Kurt Russell, protagonista della pellicola, intuì già ai tempi le potenzialità negative del film. Di fatto l’opera cinematografica di John Carpenter, la quarta collaborazione tra il regista e l’attore, risultò essere un totale insuccesso finanziario al box office. Rivelandosi un flop al botteghino, incassando appena 11 milioni di dollari. Ciò nonostante, alla pellicola carpentiana venne riconosciuto, a posteriori, la validità della sua qualità stilistico-narrativa. Grosso guaio a Chinatown (stasera su Spike alle 21:30) è considerato, a pieno merito, un film cult, capace di segnare generazioni passate e future di appassionati del genere.
Originandosi come prodotto per antonomasia dell’atmosfera kitsch degli anni ’80, il film di Carpenter ha inciso notevolmente nel percorso evolutivo della storia del cinema d’azione e fantasy.
La sceneggiatura iniziale prevedeva che la vicenda raccontata fosse di matrice western, svolgendosi nell’ovest degli Stati Uniti.
In un’epoca di conquista del selvaggio da parte di cowboys e proprietari terrieri, messi a confronto con una moltitudine di emigrati cinesi, portatori di superstizioni rivelatesi reali. Per scelta dei produttori il racconto fu riscritto e ricontestualizzato in epoca odierna. Tuttavia sono chiari ed evidenti gli strascichi della versione originale della storia, con particolari riferimenti e dettagli in omaggio al cinema western e alle eroiche figure dei  cowboys e dei pistoleri. Risulta quindi evidente, inoltre, l’influsso del cinema di Howard Hawks nello stile registico di Carpenter.

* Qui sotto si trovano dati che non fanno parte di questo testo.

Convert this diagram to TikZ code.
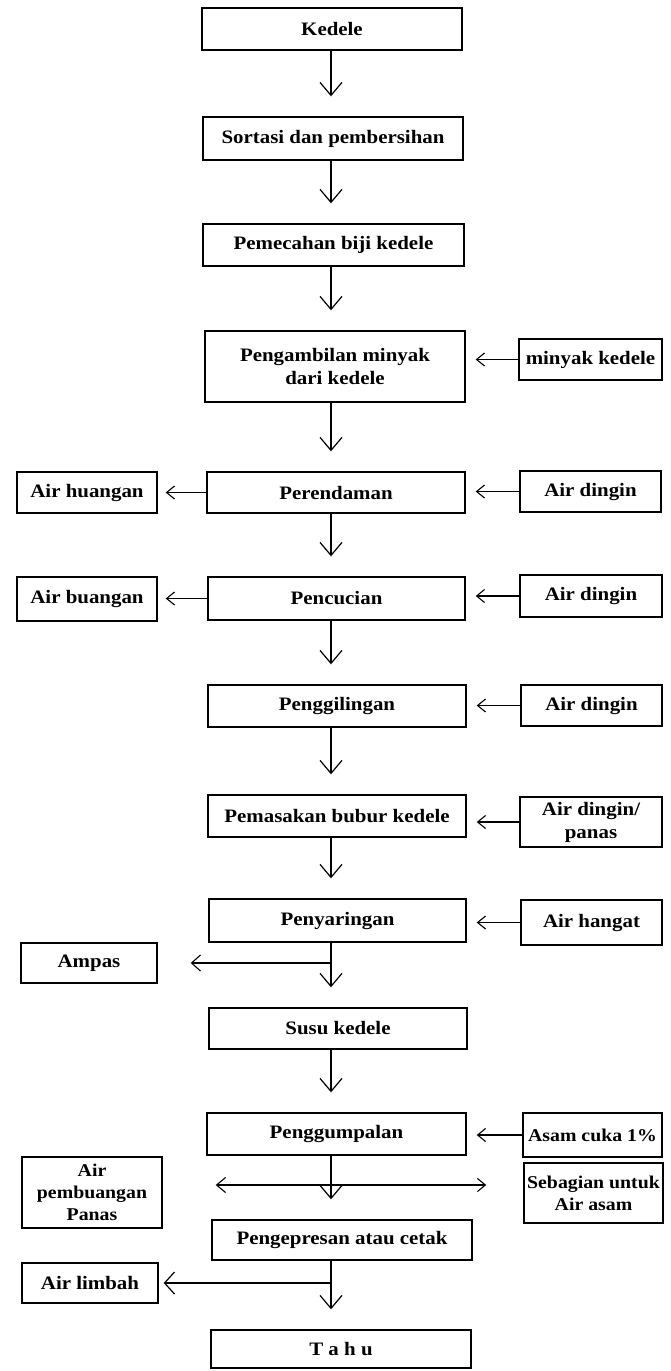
\documentclass[tikz,border=0pt]{standalone}
\usepackage{fontspec}
\setmainfont{Liberation Serif}[FakeStretch=1.1]
\usetikzlibrary{arrows.meta}
\begin{document}
\begin{tikzpicture}[x=1pt,y=-1pt,
  every node/.style={font=\bfseries\fontsize{19}{23}\selectfont},
  smalltext/.style={font=\bfseries\fontsize{18}{22}\selectfont},
  pbox/.style={draw, line width=1.4pt, inner sep=0pt, align=center},
  downarr/.style={line width=1.2pt, -{Straight Barb[length=13pt,width=22pt,line width=1.2pt]}, shorten >=20pt},
  sidearr/.style={line width=1.2pt, -{Straight Barb[length=8pt,width=13pt,line width=1.1pt]}}
]
\useasboundingbox (0,0) rectangle (671,1371);
\coordinate (axis) at (331,0);
% main column
\node[pbox, minimum width=260pt, minimum height=42pt] (ked) at (332,29) {Kedele};
\node[pbox, minimum width=260pt, minimum height=43pt] (sor) at (333,138.5) {Sortasi dan pembersihan};
\node[pbox, minimum width=261pt, minimum height=42pt] (pem) at (333.5,245) {Pemecahan biji kedele};
\node[pbox, minimum width=260pt, minimum height=71pt] (pga) at (335,366.5) {Pengambilan minyak\\dari kedele};
\node[pbox, minimum width=258pt, minimum height=41pt] (per) at (336,492.5) {Perendaman};
\node[pbox, minimum width=257pt, minimum height=43pt] (pcu) at (336.5,598.5) {Pencucian};
\node[pbox, minimum width=258pt, minimum height=42pt] (pgl) at (337,706) {Penggilingan};
\node[pbox, minimum width=258pt, minimum height=42pt] (pms) at (337,816) {Pemasakan bubur kedele};
\node[pbox, minimum width=257pt, minimum height=43pt] (pny) at (337.5,920.5) {Penyaringan};
\node[pbox, minimum width=258pt, minimum height=41pt] (sus) at (338,1028.5) {Susu kedele};
\node[pbox, minimum width=259pt, minimum height=42pt] (pgu) at (336.5,1134) {Penggumpalan};
\node[pbox, minimum width=260pt, minimum height=40pt] (pgp) at (342,1240) {Pengepresan atau cetak};
\node[pbox, minimum width=260pt, minimum height=38pt] (tahu) at (341,1349) {T a h u};
% left column
\node[pbox, minimum width=140pt, minimum height=41pt] (ah) at (87,492.5) {Air huangan};
\node[pbox, minimum width=140pt, minimum height=44pt] (ab) at (87,599) {Air buangan};
\node[pbox, minimum width=136pt, minimum height=40pt] (amp) at (89,963) {Ampas};
\node[pbox, smalltext, minimum width=140pt, minimum height=71pt] (apb) at (92,1192.5) {Air\\pembuangan\\Panas};
\node[pbox, minimum width=136pt, minimum height=40pt] (al) at (90,1283) {Air limbah};
% right column
\node[pbox, minimum width=143pt, minimum height=41pt] (mk) at (590.5,359.5) {minyak kedele};
\node[pbox, minimum width=141pt, minimum height=41pt] (ad1) at (590.5,491.5) {Air dingin};
\node[pbox, minimum width=142pt, minimum height=42pt] (ad2) at (591,596) {Air dingin};
\node[pbox, minimum width=141pt, minimum height=41pt] (ad3) at (591.5,705.5) {Air dingin};
\node[pbox, minimum width=142pt, minimum height=50pt] (adp) at (591,822) {Air dingin/\\panas};
\node[pbox, minimum width=141pt, minimum height=45pt] (ahg) at (591.5,922.5) {Air hangat};
\node[pbox, smalltext, minimum width=139pt, minimum height=44pt] (ac) at (592.5,1135) {Asam cuka 1\%};
\node[pbox, smalltext, minimum width=139pt, minimum height=60pt] (sb) at (593.5,1193) {Sebagian untuk\\Air asam};
% main arrows
\draw[downarr] (ked.south -| axis) -- (sor.north -| axis);
\draw[downarr] (sor.south -| axis) -- (pem.north -| axis);
\draw[downarr] (pem.south -| axis) -- (pga.north -| axis);
\draw[downarr] (pga.south -| axis) -- (per.north -| axis);
\draw[downarr] (per.south -| axis) -- (pcu.north -| axis);
\draw[downarr] (pcu.south -| axis) -- (pgl.north -| axis);
\draw[downarr] (pgl.south -| axis) -- (pms.north -| axis);
\draw[downarr] (pms.south -| axis) -- (pny.north -| axis);
\draw[downarr] (pny.south -| axis) -- (sus.north -| axis);
\draw[downarr] (sus.south -| axis) -- (pgu.north -| axis);
\draw[downarr] (pgu.south -| axis) -- (pgp.north -| axis);
\draw[downarr] (pgp.south -| axis) -- (tahu.north -| axis);
% inputs from the right
\draw[sidearr, shorten >=10pt] (mk.west) -- (mk.west -| pga.east);
\draw[sidearr, shorten >=10pt] (ad1.west) -- (ad1.west -| per.east);
\draw[sidearr, shorten >=10pt] (ad2.west) -- (ad2.west -| pcu.east);
\draw[sidearr, shorten >=10pt] (ad3.west) -- (ad3.west -| pgl.east);
\draw[sidearr, shorten >=10pt] (adp.west) -- (adp.west -| pms.east);
\draw[sidearr, shorten >=10pt] (ahg.west) -- (ahg.west -| pny.east);
\draw[sidearr, shorten >=10pt] (ac.west) -- (ac.west -| pgu.east);
% outputs to the left
\draw[sidearr, shorten >=8pt] (per.west) -- (per.west -| ah.east);
\draw[sidearr, shorten >=8pt] (pcu.west) -- (pcu.west -| ab.east);
% branches
\coordinate (b1) at (331,963);
\coordinate (b2) at (331,1185);
\coordinate (b3) at (331,1283);
\draw[line width=1.2pt, -{Straight Barb[length=9pt,width=16pt,line width=1.1pt]}, shorten >=33pt] (b1) -- (b1 -| amp.east);
\draw[line width=1.2pt, -{Straight Barb[length=9pt,width=15pt,line width=1.1pt]}, shorten >=53pt] (b2) -- (b2 -| apb.east);
\draw[line width=1.2pt, -{Straight Barb[length=8pt,width=13pt,line width=1.1pt]}, shorten >=37pt] (b2) -- (b2 -| sb.west);
\draw[line width=1.2pt, -{Straight Barb[length=10pt,width=22pt,line width=1.2pt]}, shorten >=5pt] (b3) -- (b3 -| al.east);
\end{tikzpicture}
\end{document}
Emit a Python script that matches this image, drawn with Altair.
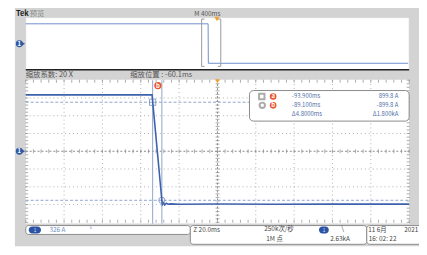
import altair as alt
import numpy as np
import pandas as pd

# ---------------- data ----------------
# zoomed window trace (lower panel): time [ms], current [A]
zoom_t = [-160.1, -120.0, -94.2, -93.9, -91.5, -89.1, -88.8, -88.3, -87.6, -86.8,
          -85.8, -84.5, -80.0, -60.0, -30.0, 0.0, 39.9]
zoom_a = [1035, 1035, 1035, 921, 12, -898, -975, -945, -985, -955,
          -972, -965, -972, -968, -972, -970, -970]

# overview trace (upper panel): time [ms], current [A]
over_t = [-2000, -92.5, -90.0, 2000]
over_a = [1035, 1035, -975, -975]

# cursors a / b
cur_name = ["a", "b"]
cur_t = [-93.9, -89.1]
cur_a = [899.8, -899.8]

# scope settings
ch1_div = 326        # A/div
zoom_div = 20.0      # ms/div
zoom_pos = -60.1     # ms
main_div = 400       # ms/div
zoom_factor = 20

# ---------------- layout helpers ----------------
OX, OY = 8, 8
FONT = "Noto Sans CJK SC"
one = pd.DataFrame({"k": [0]})

def px(v):
    return v - OX

def py(v):
    return v - OY

def box(x1, y1, x2, y2, fill, stroke=None, r=0, sw=1):
    kw = dict(fill=fill, cornerRadius=r)
    if stroke:
        kw.update(stroke=stroke, strokeWidth=sw)
    return alt.Chart(one).mark_rect(**kw).encode(
        x=alt.value(px(x1)), x2=alt.value(px(x2)),
        y=alt.value(py(y1)), y2=alt.value(py(y2)))

def hline(x1, x2, y, color, w=1, dash=None):
    kw = dict(color=color, strokeWidth=w)
    if dash:
        kw["strokeDash"] = dash
    return alt.Chart(one).mark_rule(**kw).encode(
        x=alt.value(px(x1)), x2=alt.value(px(x2)), y=alt.value(py(y)))

def txt(s, x, y, size=7, color="#555", align="left", weight="normal", font=FONT):
    return alt.Chart(one).mark_text(
        text=s, align=align, baseline="middle", fontSize=size, color=color,
        font=font, fontWeight=weight).encode(x=alt.value(px(x)), y=alt.value(py(y)))

# ---------------- scales ----------------
LX0, LX1, LY0, LY1 = 26, 415, 79.5, 223.7
UX0, UX1 = 26, 414

lo_t0, lo_t1 = zoom_pos - 5 * zoom_div, zoom_pos + 5 * zoom_div
lo_a = 4 * ch1_div
xs_low = alt.Scale(domain=[lo_t0, lo_t1], range=[px(LX0), px(LX1)], nice=False, zero=False)
ys_low = alt.Scale(domain=[-lo_a, lo_a], range=[py(LY1), py(LY0)], nice=False, zero=False)
xs_up = alt.Scale(domain=[-5 * main_div, 5 * main_div], range=[px(UX0), px(UX1)], nice=False, zero=False)
ys_up = alt.Scale(domain=[-1300, 1300], range=[py(68.8), py(17.0)], nice=False, zero=False)

def XL(f="t"):
    return alt.X(f"{f}:Q", scale=xs_low, axis=None)

def YL(f="a"):
    return alt.Y(f"{f}:Q", scale=ys_low, axis=None)

TRACE = "#3d62ad"
CURS = "#8ea5cc"
GRID = "#b0b0b0"
ORANGE = "#e8552f"
TRIG = "#f2a22c"
TXT_BLUE = "#4f6ea8"

layers = []

# background
layers.append(box(15, 0, 430, 248, "#d3d3d3"))

# ---------- upper (overview) panel ----------
layers.append(box(UX0, 16, UX1 + 1, 69, "#ffffff", stroke="#c8c8c8", sw=0.5))
layers.append(hline(UX0, UX1 + 1, 69, "#222222", w=1.5))
over_df = pd.DataFrame({"t": over_t, "a": over_a})
layers.append(alt.Chart(over_df).mark_line(color="#6f8fca", strokeWidth=1).encode(
    x=alt.X("t:Q", scale=xs_up, axis=None), y=alt.Y("a:Q", scale=ys_up, axis=None)))
br = pd.DataFrame({"t": [lo_t0, lo_t1]})
br["foot"] = br["t"] + np.array([30, -30])
layers.append(alt.Chart(br).mark_rule(color="#9a9a9a", strokeWidth=1).encode(
    x=alt.X("t:Q", scale=xs_up, axis=None), y=alt.value(py(17.5)), y2=alt.value(py(65.5))))
for yy in (17.5, 65.5):
    layers.append(alt.Chart(br).mark_rule(color="#9a9a9a", strokeWidth=1).encode(
        x=alt.X("t:Q", scale=xs_up, axis=None), x2="foot:Q", y=alt.value(py(yy))))
layers.append(alt.Chart(pd.DataFrame({"t": [0.0]})).mark_point(
    shape="triangle-down", filled=True, color=TRIG, size=28, opacity=1).encode(
    x=alt.X("t:Q", scale=xs_up, axis=None), y=alt.value(py(17.5))))

# ---------- lower (zoom) panel ----------
layers.append(box(LX0, 79, LX1, 225, "#ffffff"))

div_t = [lo_t0 + k * zoom_div for k in range(1, 10) if k != 5]
div_a = [k * ch1_div for k in (-3, -2, -1, 1, 2, 3)]
layers.append(alt.Chart(pd.DataFrame({"t": div_t})).mark_rule(
    color=GRID, strokeWidth=1, strokeDash=[1, 3]).encode(
    x=XL(), y=alt.value(py(LY0)), y2=alt.value(py(LY1))))
layers.append(alt.Chart(pd.DataFrame({"a": div_a})).mark_rule(
    color=GRID, strokeWidth=1, strokeDash=[1, 3]).encode(
    y=YL(), x=alt.value(px(LX0)), x2=alt.value(px(LX1))))
# centre cross
layers.append(alt.Chart(pd.DataFrame({"t": [zoom_pos]})).mark_rule(
    color="#8a8a8a", strokeWidth=1, strokeDash=[2, 2]).encode(
    x=XL(), y=alt.value(py(LY0)), y2=alt.value(py(LY1))))
layers.append(alt.Chart(pd.DataFrame({"a": [0.0]})).mark_rule(
    color="#8a8a8a", strokeWidth=1, strokeDash=[2, 2]).encode(
    y=YL(), x=alt.value(px(LX0)), x2=alt.value(px(LX1))))
# minor ticks
minor_t = pd.DataFrame({"t": [lo_t0 + k * zoom_div / 5 for k in range(51)]})
minor_a = pd.DataFrame({"a": [-lo_a + k * ch1_div / 5 for k in range(41)]})
for yv, sz in ((py(151.6), 4), (py(LY0) + 1, 3), (py(LY1) - 1, 3)):
    layers.append(alt.Chart(minor_t).mark_tick(
        orient="vertical", size=sz, thickness=1, color="#8a8a8a").encode(x=XL(), y=alt.value(yv)))
for xv, sz in ((px(220.6), 4), (px(LX0) + 1, 3), (px(LX1) - 1, 3)):
    layers.append(alt.Chart(minor_a).mark_tick(
        orient="horizontal", size=sz, thickness=1, color="#8a8a8a").encode(y=YL(), x=alt.value(xv)))

# cursors
cur_df = pd.DataFrame({"name": cur_name, "t": cur_t, "a": cur_a})
layers.append(alt.Chart(cur_df).mark_rule(color=CURS, strokeWidth=1).encode(
    x=XL(), y=alt.value(py(LY0)), y2=alt.value(py(225))))
layers.append(alt.Chart(cur_df).mark_rule(color=CURS, strokeWidth=1, strokeDash=[3, 2]).encode(
    y=YL(), x=alt.value(px(LX0)), x2=alt.value(px(LX1))))

# waveform
wave = pd.DataFrame({"t": zoom_t, "a": zoom_a})
layers.append(alt.Chart(wave).mark_line(color=TRACE, strokeWidth=1.6).encode(x=XL(), y=YL()))

# cursor markers
layers.append(alt.Chart(cur_df.iloc[[0]]).mark_point(
    shape="square", filled=False, color="#5a78b8", size=40, strokeWidth=1).encode(x=XL(), y=YL()))
layers.append(alt.Chart(cur_df.iloc[[1]]).mark_point(
    shape="circle", filled=False, color="#5a78b8", size=40, strokeWidth=1).encode(x=XL(), y=YL()))
layers.append(alt.Chart(cur_df.iloc[[1]]).mark_point(
    shape="circle", filled=True, color=ORANGE, size=55, opacity=1).encode(
    x=XL(), y=alt.value(py(85)), xOffset=alt.value(-4)))
layers.append(alt.Chart(cur_df.iloc[[1]]).mark_text(
    text="b", color="white", fontSize=6, fontWeight="bold", font=FONT, baseline="middle").encode(
    x=XL(), y=alt.value(py(85)), xOffset=alt.value(-4)))
layers.append(alt.Chart(pd.DataFrame({"t": [zoom_pos]})).mark_point(
    shape="triangle-down", filled=True, color=TRIG, size=22, opacity=1).encode(
    x=XL(), y=alt.value(py(80.5))))

# measurement read-out box
layers.append(box(253, 90, 415, 121, "#ffffff", stroke="#8a8a8a", r=4, sw=1))
layers.append(alt.Chart(one).mark_point(shape="square", filled=False, color="#888", size=30).encode(
    x=alt.value(px(265.5)), y=alt.value(py(96))))
layers.append(alt.Chart(one).mark_point(shape="circle", filled=False, color="#888", size=30).encode(
    x=alt.value(px(266)), y=alt.value(py(105))))
for i, yy in enumerate((96, 105)):
    layers.append(alt.Chart(one).mark_point(shape="circle", filled=True, color=ORANGE, size=45, opacity=1).encode(
        x=alt.value(px(277)), y=alt.value(py(yy))))
    layers.append(txt(cur_name[i], 277, yy, size=6, color="white", align="center", weight="bold"))
    layers.append(txt(f"{cur_t[i]:.3f}ms", 296, yy, size=6, color=TXT_BLUE))
    layers.append(txt(f"{cur_a[i]:.1f} A", 404, yy, size=6, color=TXT_BLUE, align="right"))
layers.append(txt(f"Δ{cur_t[1] - cur_t[0]:.4f}ms", 296, 114, size=6, color=TXT_BLUE))
layers.append(txt(f"Δ{(cur_a[0] - cur_a[1]) / 1000:.3f}kA", 404, 114, size=6, color=TXT_BLUE, align="right"))

# channel ground markers
for yy in (42.5, 151.6):
    layers.append(alt.Chart(one).mark_point(shape="triangle-right", filled=True, color="#2f5aa5", size=30, opacity=1).encode(
        x=alt.value(px(23)), y=alt.value(py(yy))))
    layers.append(alt.Chart(one).mark_point(shape="circle", filled=True, color="#2f5aa5", size=50, opacity=1).encode(
        x=alt.value(px(19.5)), y=alt.value(py(yy))))
    layers.append(txt("1", 19.5, yy, size=6, color="white", align="center", weight="bold"))

# top labels (kept inside the drawable area)
layers.append(txt("Tek", 16, 12.6, size=7.5, color="#222", weight="bold"))
layers.append(txt("预览", 30, 12.6, size=7.5, color="#8a8a8a"))
layers.append(txt(f"M {main_div}ms", 197, 12.6, size=6.5, color="#555"))
layers.append(txt(f"缩放系数: {zoom_factor} X", 26, 74, size=7.5, color="#555"))
layers.append(txt(f"缩放位置 : {zoom_pos}ms", 132, 74, size=7.5, color="#555"))

# bottom status bars
layers.append(box(26, 227, 193, 236, "#ffffff", stroke="#8a8a8a", r=3))
layers.append(box(193, 227, 372, 246, "#ffffff", stroke="#8a8a8a", r=3))
layers.append(box(372, 227, 432, 246, "#ffffff", stroke="#8a8a8a", r=3))
layers.append(box(29, 228, 41.5, 235, "#2a54a3", r=3.5))
layers.append(txt("1", 35.3, 231.5, size=5.5, color="#c8d6f0", align="center"))
layers.append(txt(f"{ch1_div} A", 50, 231.5, size=6.5, color="#6f8cc0"))
layers.append(txt("ᵇ", 91, 231, size=7, color="#6f8cc0"))
layers.append(txt(f"Z {zoom_div:.1f}ms", 196, 231.5, size=6.5, color="#444"))
layers.append(txt("250k次/秒", 268, 231, size=6.5, color="#444"))
layers.append(txt("1M 点", 270, 240.5, size=6.5, color="#444"))
layers.append(box(323.5, 228, 333.5, 235, "#2a54a3", r=3.5))
layers.append(txt("1", 328.5, 231.5, size=5.5, color="#c8d6f0", align="center"))
layers.append(txt("\\", 346, 231, size=7, color="#444"))
layers.append(txt("2.63kA", 355, 240.5, size=6.5, color="#444", align="right"))
layers.append(txt("11 6月", 373.5, 231.5, size=6.5, color="#444"))
layers.append(txt("2021", 410, 231.5, size=6.5, color="#444"))
layers.append(txt("16: 02: 22", 374, 240.5, size=6.5, color="#444"))

chart = alt.layer(*layers).resolve_scale(x="independent", y="independent").properties(
    width=417, height=240, padding=0, autosize=alt.AutoSizeParams(type="none"),
    background="#ffffff").configure_view(strokeWidth=0)

chart.save("out.html", embed_options={"renderer": "svg", "actions": False})
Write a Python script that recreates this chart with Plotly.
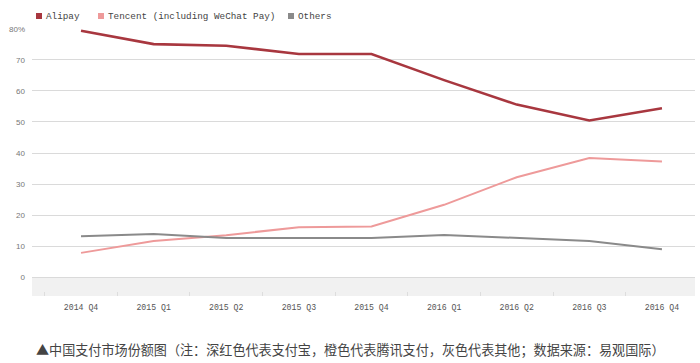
import plotly.graph_objects as go

categories = ["2014 Q4", "2015 Q1", "2015 Q2", "2015 Q3", "2015 Q4",
              "2016 Q1", "2016 Q2", "2016 Q3", "2016 Q4"]
alipay = [79.4, 75.1, 74.6, 71.9, 71.9, 63.5, 55.6, 50.5, 54.4]
tencent = [7.8, 11.6, 13.5, 16.1, 16.3, 23.3, 32.2, 38.4, 37.3]
others = [13.2, 13.9, 12.6, 12.6, 12.6, 13.6, 12.6, 11.6, 9.0]
series_names = ["Alipay", "Tencent (including WeChat Pay)", "Others"]
y_ticks = [0, 10, 20, 30, 40, 50, 60, 70, 80]
y_ticktext = ["0", "10", "20", "30", "40", "50", "60", "70", "80%"]
caption = "▲中国支付市场份额图（注：深红色代表支付宝，橙色代表腾讯支付，灰色代表其他；数据来源：易观国际）"

colors = ["#a8373f", "#ee9a9a", "#8a8a8a"]
widths = [2.6, 2.0, 2.0]
values = [alipay, tencent, others]

W, H = 700, 363
ML, MR, MT, MB = 32, 5, 28, 67
PW, PH = W - ML - MR, H - MT - MB

fig = go.Figure()
for name, vals, c, w in zip(series_names, values, colors, widths):
    fig.add_trace(go.Scatter(x=categories, y=vals, mode="lines", name=name,
                             line=dict(color=c, width=w), showlegend=False))

fig.add_shape(type="rect", xref="paper", yref="y", x0=0, x1=1, y0=-6.1, y1=0,
              fillcolor="#f1f1f1", line=dict(width=0), layer="below")

# custom legend: square swatch + name
legend_x_px = [36, 98, 288]
annotations = []
for name, c, lx in zip(series_names, colors, legend_x_px):
    x0 = (lx - ML) / PW
    x1 = (lx + 6 - ML) / PW
    fig.add_shape(type="rect", xref="paper", yref="paper", x0=x0, x1=x1,
                  y0=1 + 9 / PH, y1=1 + 15 / PH, fillcolor=c, line=dict(width=0))
    annotations.append(dict(text=name, xref="paper", yref="paper",
                            x=(lx + 8 - ML) / PW, y=1 + 12 / PH,
                            xanchor="left", yanchor="middle", showarrow=False,
                            font=dict(family="Liberation Mono", size=9.3, color="#444")))

annotations.append(dict(text=caption, xref="paper", yref="paper", x=(34 - ML) / PW,
                        y=-(42 / PH), xanchor="left", yanchor="top", showarrow=False,
                        font=dict(family="Noto Sans CJK SC", size=13.1, color="#444")))

fig.update_layout(
    width=W, height=H,
    margin=dict(l=ML, r=MR, t=MT, b=MB),
    paper_bgcolor="white", plot_bgcolor="white",
    showlegend=False,
    xaxis=dict(type="category", range=[-0.675, 8.455], showgrid=False,
               tickfont=dict(family="Liberation Mono", size=8.2, color="#555"),
               tickson="boundaries", ticks="inside", ticklen=4, tickcolor="#dddddd",
               ticklabelstandoff=5, showline=False, zeroline=False),
    yaxis=dict(range=[-6.1, 80.3], tickvals=y_ticks, ticktext=y_ticktext,
               showgrid=True, gridcolor="#dadada", gridwidth=1, zeroline=False,
               tickfont=dict(family="Liberation Sans", size=8, color="#777"),
               ticklabelstandoff=6, showline=False),
    annotations=annotations,
)
fig.write_html("out.html")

La volontà di ambientare la vicenda nella Chinatown di San Francisco evidenzia, tra l’altro, l’enorme influenza esercitata dal cinema cinese e di Hong Kong, e in particolare il cinema di arti marziali, sul mercato americano. Carpenter punta alla creazione di una commistione di generi, generando una pellicola equilibrata in bilico tra il raffinato e suggestivo cinema cinese e quello americano, visivamente violento e verace. Una pellicola costantemente tesa tra il fantasy e il cinema d’azione.
Carpenter rielabora la figura dell’eroe, creando un personaggio goffo e impacciato.
Ribaltando in un certo senso gli stereotipi e le convenzioni perpetrate dalle case di produzioni hollywoodiane, disegna una sorta di antieroe un po’ sempliciotto; nonostante le sue qualità e virtù risiedano comunque nel coraggio e nel senso del dovere. Ma manca completamente di adeguatezza e prontezza all’azione.
In quest’ottica Jack Burton è la spalla del vero eroe, Wang Chi. Il quale, grazie all’aiuto dello stregone Egg Shen, riuscirà a sconfiggere l’antagonista di turno, David Lo Pan. Carpenter riabilita dunque la figura del personaggio cinese, prima ridimensionato al ruolo della spalla comica. Per questo motivo i produttori vollero a tutti i costi l’aggiunta, in sede di post-produzione, della scena iniziale.
Carpenter, tuttavia, mantiene costante un certo rigore e rispetto nella rappresentazione e messa in scena di personaggi e racconti ripresi dal folklore cinese. L’opera pone al proprio centro racconti di spiritualità appartenenti al contesto culturale della mitologia asiatica; riuscendo a generare un pacato equilibrio e raggiungendo l’obiettivo postosi dalla volontà creativa del regista.